Aer Lingus and Ryanair have had some ‘issues’ in the recent past, and things appear to be escalating on both sides of the dispute. Currently Ryanair owns about 30% of Aer Lingus’s shares, and efforts to buy more of it have been rebuffed. Now there is talk that Ryanair may offload the shares it has, if there is no resolution of the conflict.
Ryanair’s chief executive Michael O’Leary wrote a letter last week to Colm Barrington, chairman at Aer Lingus, accusing the airline of causing a loss in shareholder value by closing and then re-opening bases in various areas, and opening others only to close them again. The letter cited Belfast and Gatwick bases that opened, then closed most of their operations, and long-haul routes to the U.S. and Dubai that were opened only to be closed again.

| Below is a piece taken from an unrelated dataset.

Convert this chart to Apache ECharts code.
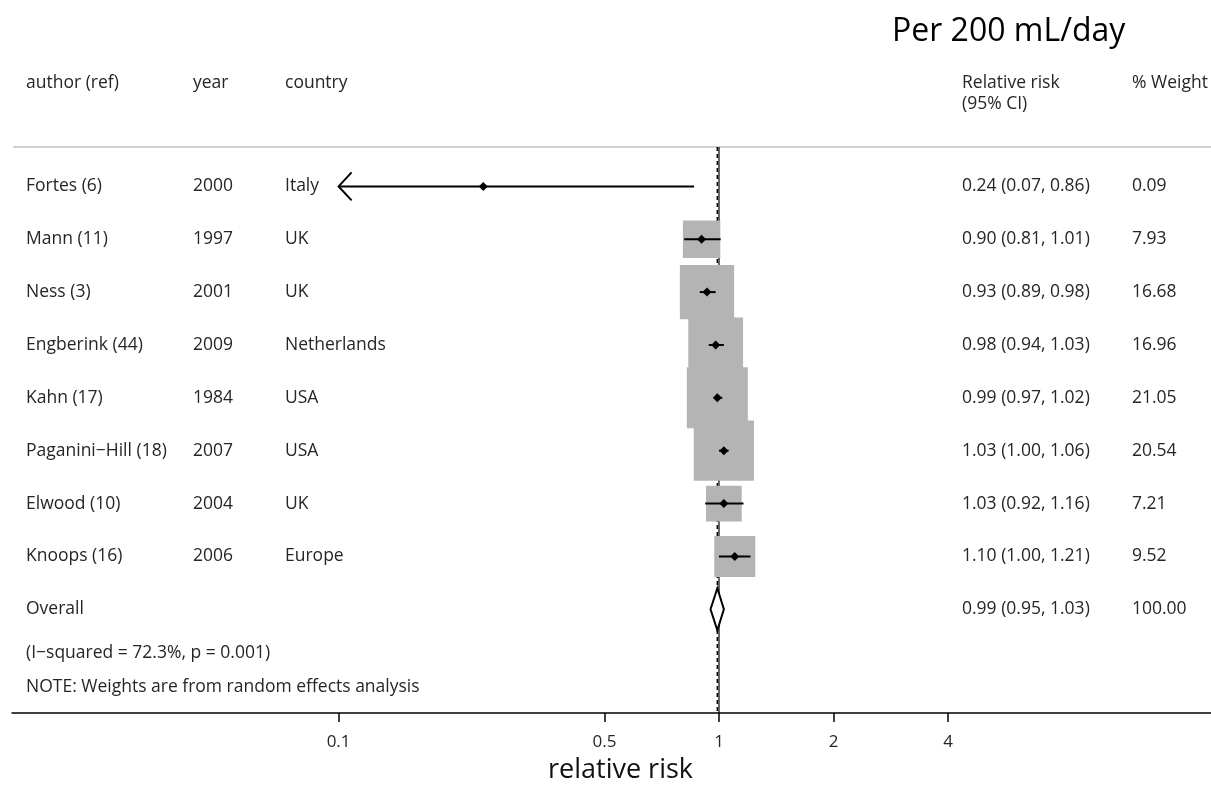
<!DOCTYPE html>
<html>
<head>
<meta charset="utf-8">
<script src="https://cdn.jsdelivr.net/npm/echarts@6/dist/echarts.min.js"></script>
<style>
html,body{margin:0;padding:0;background:#fff;}
#chart{width:1211px;height:789px;}
</style>
</head>
<body>
<div id="chart"></div>
<script>
// ---------------- data ----------------
const authors   = ['Fortes (6)', 'Mann (11)', 'Ness (3)', 'Engberink (44)', 'Kahn (17)', 'Paganini\u2212Hill (18)', 'Elwood (10)', 'Knoops (16)'];
const years     = ['2000', '1997', '2001', '2009', '1984', '2007', '2004', '2006'];
const countries = ['Italy', 'UK', 'UK', 'Netherlands', 'USA', 'USA', 'UK', 'Europe'];
const relRisk   = [0.24, 0.90, 0.93, 0.98, 0.99, 1.03, 1.03, 1.10];
const ciLower   = [0.07, 0.81, 0.89, 0.94, 0.97, 1.00, 0.92, 1.00];
const ciUpper   = [0.86, 1.01, 0.98, 1.03, 1.02, 1.06, 1.16, 1.21];
const weights   = [0.09, 7.93, 16.68, 16.96, 21.05, 20.54, 7.21, 9.52];

const overallLabel  = 'Overall';
const overallRR     = 0.99;
const overallLower  = 0.95;
const overallUpper  = 1.03;
const overallWeight = 100.00;

const heterogeneityText = '(I\u2212squared = 72.3%, p = 0.001)';
const noteText = 'NOTE: Weights are from random effects analysis';

const tickValues = [0.1, 0.5, 1, 2, 4];
const headerLeft = ['author (ref)', 'year', 'country'];
const headerRR = ['Relative risk', '(95% CI)'];
const headerWeight = '% Weight';
const titleText = 'Per 200 mL/day';
const axisTitle = 'relative risk';

// ---------------- layout / style constants ----------------
const AXIS_RANGE = [0.01385, 19.65];   // visible range of the log axis
const CLIP_MIN = 0.1;                  // CIs below this are drawn as arrows
const ROW_PX = 53.6;                   // pixel height of a study row
const FIRST_ROW_Y = 189;
const GRID_BOTTOM = 66;
const H = 789;
const Y_MIN = -FIRST_ROW_Y / ROW_PX;
const Y_MAX = (H - GRID_BOTTOM - FIRST_ROW_Y) / ROW_PX;
const HEADER_LINE_ROW = (149 - FIRST_ROW_Y) / ROW_PX;
const OVERALL_ROW = authors.length;
const HET_ROW = OVERALL_ROW + 0.82;
const NOTE_ROW = OVERALL_ROW + 1.48;
const COL_X = [26, 193, 285, 962, 1132];
const FONT = '"Open Sans", "Noto Sans", sans-serif';
const TXT = '#262626';
const FS = 17.5;
const BOX_SCALE = 13.3;

const lg = v => Math.log10(v);
const f2 = v => v.toFixed(2);

// study rows: [row, rr, lo, hi, weight]
const studyData = relRisk.map((r, i) => [i, r, ciLower[i], ciUpper[i], weights[i]]);

// table text rows
const tableRows = authors.map((a, i) => ({
  row: i,
  cols: [a, years[i], countries[i], f2(relRisk[i]) + ' (' + f2(ciLower[i]) + ', ' + f2(ciUpper[i]) + ')', f2(weights[i])]
}));
tableRows.push({row: OVERALL_ROW, cols: [overallLabel, '', '', f2(overallRR) + ' (' + f2(overallLower) + ', ' + f2(overallUpper) + ')', f2(overallWeight)]});
tableRows.push({row: HET_ROW, cols: [heterogeneityText, '', '', '', '']});
tableRows.push({row: NOTE_ROW, cols: [noteText, '', '', '', '']});

function textEl(x, y, t, extra) {
  return {type: 'text', x: x, y: y, style: Object.assign({text: t, fill: TXT, fontSize: FS, fontFamily: FONT, align: 'left', verticalAlign: 'middle'}, extra || {})};
}

function renderTable(params, api) {
  const r = tableRows[params.dataIndex];
  const y = api.coord([0, r.row])[1];
  const children = [];
  r.cols.forEach((c, k) => { if (c) children.push(textEl(COL_X[k], y, c)); });
  return {type: 'group', children: children};
}

function renderStudy(params, api) {
  const row = api.value(0), est = api.value(1), lo = api.value(2), hi = api.value(3), w = api.value(4);
  const c = api.coord([lg(est), row]);
  const pLo = api.coord([lg(Math.max(lo, CLIP_MIN)), row]);
  const pHi = api.coord([lg(hi), row]);
  const side = BOX_SCALE * Math.sqrt(w);
  const children = [
    {type: 'rect', shape: {x: c[0] - side / 2, y: c[1] - side / 2, width: side, height: side},
     style: {fill: '#b4b4b4'}},
    {type: 'line', shape: {x1: pLo[0], y1: pLo[1], x2: pHi[0], y2: pHi[1]},
     style: {stroke: '#000', lineWidth: 2}}
  ];
  if (lo < CLIP_MIN) {
    children.push({type: 'polyline', shape: {points: [[pLo[0] + 13, pLo[1] - 14], [pLo[0], pLo[1]], [pLo[0] + 13, pLo[1] + 14]]},
      style: {stroke: '#000', lineWidth: 2, fill: null}});
  }
  children.push({type: 'polygon', shape: {points: [[c[0] - 4.5, c[1]], [c[0], c[1] - 4.5], [c[0] + 4.5, c[1]], [c[0], c[1] + 4.5]]},
    style: {fill: '#000'}});
  return {type: 'group', children: children};
}

function renderOverall(params, api) {
  const pL = api.coord([lg(api.value(2)), api.value(0)]);
  const pC = api.coord([lg(api.value(1)), api.value(0)]);
  const pR = api.coord([lg(api.value(3)), api.value(0)]);
  const hh = 21;
  return {type: 'polygon', shape: {points: [[pL[0], pL[1]], [pC[0], pC[1] - hh], [pR[0], pR[1]], [pC[0], pC[1] + hh]]},
    style: {fill: '#fff', stroke: '#000', lineWidth: 2}};
}

function headerText(x, y, t) {
  return {type: 'text', x: x, y: y, style: {text: t, fontSize: FS, fontFamily: FONT, fill: TXT, verticalAlign: 'middle'}};
}

const chart = echarts.init(document.getElementById('chart'), null, {renderer: 'canvas'});
chart.setOption({
  animation: false,
  backgroundColor: '#fff',
  grid: {left: 12, right: 0, top: 0, bottom: GRID_BOTTOM, containLabel: false},
  xAxis: {
    type: 'value',
    min: lg(AXIS_RANGE[0]),
    max: lg(AXIS_RANGE[1]),
    name: axisTitle,
    nameLocation: 'middle',
    nameGap: 44,
    nameTextStyle: {fontSize: 27, fontFamily: FONT, color: '#111', padding: [0, 0, 0, 18]},
    axisLine: {show: true, onZero: false, lineStyle: {color: '#000', width: 1.5}},
    axisTick: {show: true, length: 9, inside: false, customValues: tickValues.map(lg), lineStyle: {color: '#000', width: 1.5}},
    axisLabel: {show: true, margin: 21, customValues: tickValues.map(lg), fontSize: 17, fontFamily: FONT, color: TXT,
      formatter: v => String(+Math.pow(10, v).toPrecision(3))},
    splitLine: {show: false}
  },
  yAxis: {type: 'value', inverse: true, min: Y_MIN, max: Y_MAX, show: false},
  graphic: [
    {type: 'text', left: 892, top: 16, style: {text: titleText, fontSize: 32, fontFamily: FONT, fill: '#000'}},
    headerText(COL_X[0], 83, headerLeft[0]),
    headerText(COL_X[1], 83, headerLeft[1]),
    headerText(COL_X[2], 83, headerLeft[2]),
    headerText(COL_X[3], 83, headerRR[0]),
    headerText(COL_X[3], 104, headerRR[1]),
    headerText(COL_X[4], 83, headerWeight)
  ],
  series: [
    { // header separator
      type: 'line', silent: true, symbol: 'none', z: 1,
      data: [[lg(AXIS_RANGE[0]) + 0.003, HEADER_LINE_ROW], [lg(AXIS_RANGE[1]), HEADER_LINE_ROW]],
      lineStyle: {color: '#d2d2d2', width: 2}
    },
    { // null line at 1
      type: 'line', silent: true, symbol: 'none', z: 1,
      data: [[lg(1), HEADER_LINE_ROW], [lg(1), Y_MAX]],
      lineStyle: {color: '#000', width: 1.2}
    },
    { // overall effect dashed line
      type: 'line', silent: true, symbol: 'none', z: 1,
      data: [[lg(overallRR), HEADER_LINE_ROW], [lg(overallRR), Y_MAX]],
      lineStyle: {color: '#000', width: 1.5, type: [4, 3]}
    },
    {type: 'custom', z: 3, renderItem: renderStudy, data: studyData},
    {type: 'custom', z: 4, renderItem: renderOverall, data: [[OVERALL_ROW, overallRR, overallLower, overallUpper]]},
    {type: 'custom', z: 5, renderItem: renderTable, data: tableRows.map(r => [r.row])}
  ]
});
</script>
</body>
</html>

O’Leary also called for public release of a consultant’s report on Aer Lingus’s actions that resulted in a Revenue bill of €30m to the airline, and said he’d demand a shareholder’s meeting when Ryanair declined to release the report ‘on legal advice’.
Reports indicate that Aer Lingus is suffering a major deficit in its employee pension fund that could be as much as €700m. O’Leary said earlier that British Airways would be the probable buyer for the 25% stake in the airline that is being sold by the government, but latest indications are that BA has backed off because of the pension fund problem.